Almost one year to the day since the collapse of Lehman Brothers, US federal Judge Jed Rakoff stepped up to protect the interests of shareholders in the on-going battle between owners and regulators. In a scathing judgement, Rakoff has rejected the $33 million settlement between Bank of America and the SEC which aimed to settle allegations that by failing to disclose bonuses owed to Merrill employees, BofA had “materially lied” in shareholder communications prior to its takeover of Merrill Lynch.

In a no holds barred judgement, Rakoff tears various strips off the SEC for setting aside its guidelines to  penalize shareholder at the expense of  the individuals who allegedly acted improperly. The settlement “does not comport with the most elementary notions of justice and morality, in that it proposes that the shareholders who were the victims of the Bank’s alleged misconduct now pay the penalty for that misconduct.” He also slammed as “absurd” the SEC’s argument that shareholder punishment will result in better management. As for the SEC’s defence that it would be too difficult to pursue BoA’s executives (because of their extensive and expensive legal representation) he asked: “If that is the case, why are the penalties not then sought from the lawyers? And why, in any event, does that justify imposing penalties on the victims of the lie, shareholders?”

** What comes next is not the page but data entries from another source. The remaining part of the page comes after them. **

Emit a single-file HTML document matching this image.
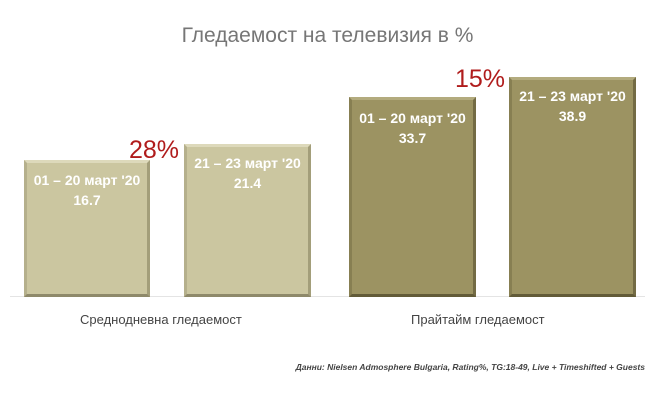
<!DOCTYPE html>
<html><head><meta charset="utf-8"><style>
body{margin:0;width:655px;height:402px;background:#fff;position:relative;overflow:hidden;font-family:"Liberation Sans","DejaVu Sans",sans-serif}
.t{position:absolute;white-space:nowrap}
.bar{position:absolute;box-sizing:border-box;border:3px solid;text-align:center;color:#fff;font-weight:bold;font-size:14px;line-height:20px}
.l{background:#cbc6a0;border-color:#ddd9bb #a39e7a #8e896a #b5b08c}
.d{background:#9c9362;border-color:#b3ab7e #736b44 #625b38 #877f52}
.pct{position:absolute;color:#b01c1c;font-size:25px}
</style></head><body>
<div class="t" style="left:0;width:655px;text-align:center;top:24px;font-size:21px;color:#767676">Гледаемост на телевизия в %</div>
<div style="position:absolute;left:10px;right:10px;top:296px;height:1px;background:#e4e4e4"></div>
<div class="bar l" style="left:24px;top:160px;width:126px;height:137px;padding-top:7px">01 – 20 март '20<br>16.7</div>
<div class="bar l" style="left:184px;top:144px;width:127px;height:153px;padding-top:6px">21 – 23 март '20<br>21.4</div>
<div class="bar d" style="left:349px;top:97px;width:127px;height:200px;padding-top:8px">01 – 20 март '20<br>33.7</div>
<div class="bar d" style="left:509px;top:77px;width:127px;height:220px;padding-top:6px">21 – 23 март '20<br>38.9</div>
<div class="pct" style="left:129px;top:136px">28%</div>
<div class="pct" style="left:455px;top:65px">15%</div>
<div class="t" style="left:80px;top:312px;font-size:13px;color:#444">Среднодневна гледаемост</div>
<div class="t" style="left:411px;top:312px;font-size:13px;color:#444">Прайтайм гледаемост</div>
<div class="t" style="right:10px;top:362px;font-size:8.5px;color:#444;font-weight:bold;font-style:italic">Данни: Nielsen Admosphere Bulgaria, Rating%, TG:18-49, Live + Timeshifted + Guests</div>
</body></html>
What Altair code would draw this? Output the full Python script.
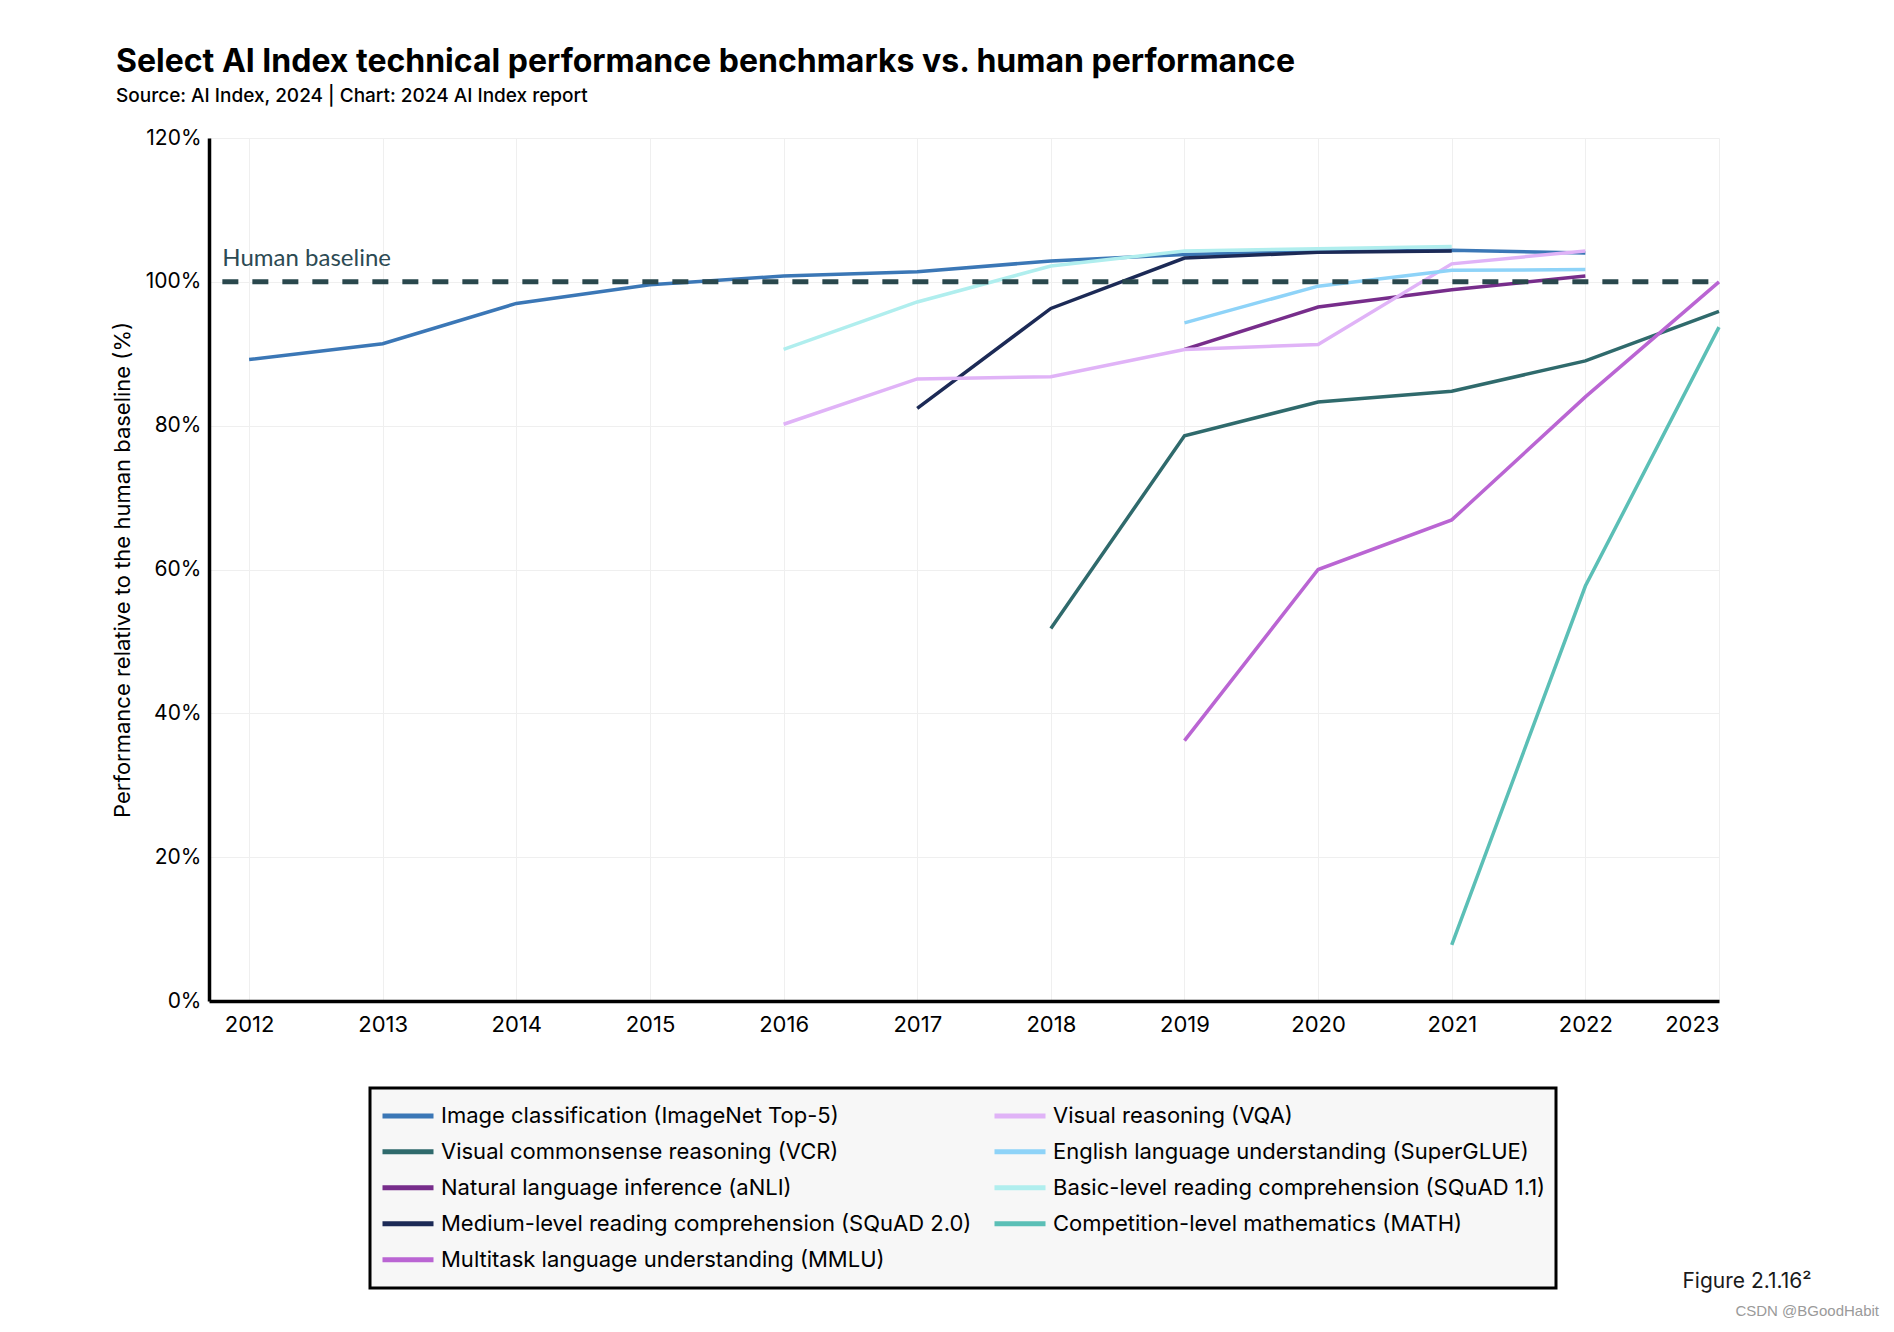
import altair as alt
import pandas as pd

# ---------------- data ----------------
years_all = list(range(2012, 2024))
y_ticks = [0, 20, 40, 60, 80, 100, 120]

imagenet_years = list(range(2012, 2023))
imagenet_vals = [89.2, 91.4, 97.0, 99.6, 100.8, 101.4, 102.9, 103.8, 104.2, 104.4, 104.0]

vcr_years = list(range(2018, 2024))
vcr_vals = [51.8, 78.6, 83.3, 84.8, 89.0, 95.9]

anli_years = list(range(2019, 2023))
anli_vals = [90.6, 96.5, 98.9, 100.8]

squad20_years = list(range(2017, 2022))
squad20_vals = [82.4, 96.3, 103.3, 104.1, 104.3]

mmlu_years = list(range(2019, 2024))
mmlu_vals = [36.2, 60.0, 66.9, 84.0, 100.0]

vqa_years = list(range(2016, 2023))
vqa_vals = [80.2, 86.5, 86.8, 90.6, 91.3, 102.5, 104.3]

superglue_years = list(range(2019, 2023))
superglue_vals = [94.3, 99.4, 101.6, 101.7]

squad11_years = list(range(2016, 2022))
squad11_vals = [90.6, 97.2, 102.2, 104.3, 104.6, 104.9]

math_years = list(range(2021, 2024))
math_vals = [7.8, 57.7, 93.7]

# legend order (column-major, two columns)
series_names = [
    "Image classification (ImageNet Top-5)",
    "Visual commonsense reasoning (VCR)",
    "Natural language inference (aNLI)",
    "Medium-level reading comprehension (SQuAD 2.0)",
    "Multitask language understanding (MMLU)",
    "Visual reasoning (VQA)",
    "English language understanding (SuperGLUE)",
    "Basic-level reading comprehension (SQuAD 1.1)",
    "Competition-level mathematics (MATH)",
]
series_colors = [
    "#3b77b6",
    "#2f6a6c",
    "#772d8b",
    "#1c2a56",
    "#ba65d3",
    "#e0b3f7",
    "#8ed3f8",
    "#b0eeee",
    "#5bbfb6",
]
series_data = [
    (imagenet_years, imagenet_vals),
    (vcr_years, vcr_vals),
    (anli_years, anli_vals),
    (squad20_years, squad20_vals),
    (mmlu_years, mmlu_vals),
    (vqa_years, vqa_vals),
    (superglue_years, superglue_vals),
    (squad11_years, squad11_vals),
    (math_years, math_vals),
]

baseline_value = 100
baseline_start = 2011.8
baseline_end = 2023
baseline_label = "Human baseline"

title_text = "Select AI Index technical performance benchmarks vs. human performance"
subtitle_text = "Source: AI Index, 2024 | Chart: 2024 AI Index report"
y_title = "Performance relative to the human baseline (%)"
figure_text = "Figure 2.1.16²"
watermark_text = "CSDN @BGoodHabit"

rows = []
for name, (yrs, vals) in zip(series_names, series_data):
    for yr, v in zip(yrs, vals):
        rows.append({"series": name, "year": yr, "value": v})
df = pd.DataFrame(rows)

FONT = "Inter"
x_scale = alt.Scale(domain=[2011.7, 2023], nice=False, zero=False)
y_scale = alt.Scale(domain=[0, 120], nice=False)

lines = alt.Chart(df).mark_line(strokeWidth=3.5).encode(
    x=alt.X("year:Q", scale=x_scale,
            axis=alt.Axis(values=years_all, format="d", title=None, grid=True,
                          ticks=False, labelPadding=13, labelFontSize=22)),
    y=alt.Y("value:Q", scale=y_scale,
            axis=alt.Axis(values=y_ticks, labelExpr="datum.value + '%'", title=y_title,
                          grid=True, ticks=False, labelPadding=8, labelFontSize=21,
                          titleFontSize=22, titlePadding=11, titleFontWeight="normal")),
    color=alt.Color("series:N",
                    scale=alt.Scale(domain=series_names, range=series_colors),
                    legend=alt.Legend(title=None, orient="none", legendX=161, legendY=950,
                                      columns=2, symbolType="stroke", symbolSize=2601,
                                      symbolStrokeWidth=5, labelFont=FONT, labelFontSize=22,
                                      labelColor="black", labelLimit=0, labelOffset=5,
                                      padding=10, rowPadding=0, columnPadding=20,
                                      clipHeight=35.5,
                                      fillColor="#f7f7f7", strokeColor="black")),
)

base_df = pd.DataFrame({"year": [baseline_start], "year2": [baseline_end],
                        "value": [baseline_value], "label": [baseline_label]})

rule = alt.Chart(base_df).mark_rule(color="#2a484d", strokeWidth=5, strokeDash=[16, 14]).encode(
    x=alt.X("year:Q", scale=x_scale),
    x2="year2:Q",
    y=alt.Y("value:Q", scale=y_scale),
)

label = alt.Chart(base_df).mark_text(align="left", baseline="alphabetic", dy=-16,
                                     font="Lato", fontSize=24, color="#2c4a53").encode(
    x=alt.X("year:Q", scale=x_scale),
    y=alt.Y("value:Q", scale=y_scale),
    text="label:N",
)

fig_df = pd.DataFrame({"t": [figure_text]})
fig_text = alt.Chart(fig_df).mark_text(align="center", baseline="alphabetic", font=FONT,
                                       fontSize=21, color="#1a1a1a").encode(
    x=alt.value(1538), y=alt.value(1150), text="t:N")

wm_df = pd.DataFrame({"t": [watermark_text]})
wm_text = alt.Chart(wm_df).mark_text(align="right", baseline="alphabetic", font="Liberation Sans",
                                     fontSize=15, color="#9a9a9a").encode(
    x=alt.value(1670), y=alt.value(1178), text="t:N")

chart = alt.layer(lines, rule, label, fig_text, wm_text).properties(
    width=1510, height=863,
    autosize=alt.AutoSizeParams(type="none"),
    padding={"left": 201, "top": 130, "right": 167, "bottom": 320},
    title=alt.TitleParams(text=title_text, subtitle=subtitle_text, anchor="start", frame="group",
                          dx=-93, offset=20, font=FONT, fontSize=32, fontWeight="bold",
                          color="black", subtitleFont=FONT, subtitleFontSize=19,
                          subtitleFontWeight=500, subtitleColor="black", subtitlePadding=8),
).configure_view(stroke=None).configure_axis(
    labelFont=FONT, labelColor="black", titleFont=FONT, titleColor="black",
    domainColor="black", domainWidth=3.5, gridColor="#efefef", gridWidth=1,
).configure_legend(strokeWidth=3)

chart.save("out.html", embed_options={"renderer": "svg", "actions": False})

BoA was not immune from the Judge’s pen. BofA has recently filed court papers defending its proxy statement claiming that it was neither false nor misleading. Judge Rakoff therefore aksed the question: “If the Bank is innocent of lying to its shareholders, why is it prepared to pay $33 million of its shareholders’ money as a penalty for lying to them?” It is not unusual for companies to settle out of court with the SEC on regulatory infractions. As the Judge noted, the decision not to pursue the allegations in court could well have been “made even easier” for BofA in light of the fact that “the U.S. Government provided [it] with a $40 billion or so ‘bailout.'” What was a “mere $33 million . . . to get rid of a lawsuit?”

And with a comment that will resonate with many shareholders, the judgement “suggests a rather cynical relationship between the parties: the SEC gets to claim that it is exposing wrongdoing on the part of the Bank of America in a high-profile merger; the Bank’s management gets to claim that they have been coerced into an onerous settlement by overzealous regulators. And all of this is done at the expense, not only of the shareholders, but also of the truth.”

The case is SEC v. Bank of America Corp, U.S. District Court, Southern District of New York (Manhattan), No. 09-6829 and goes to trial in February 2010.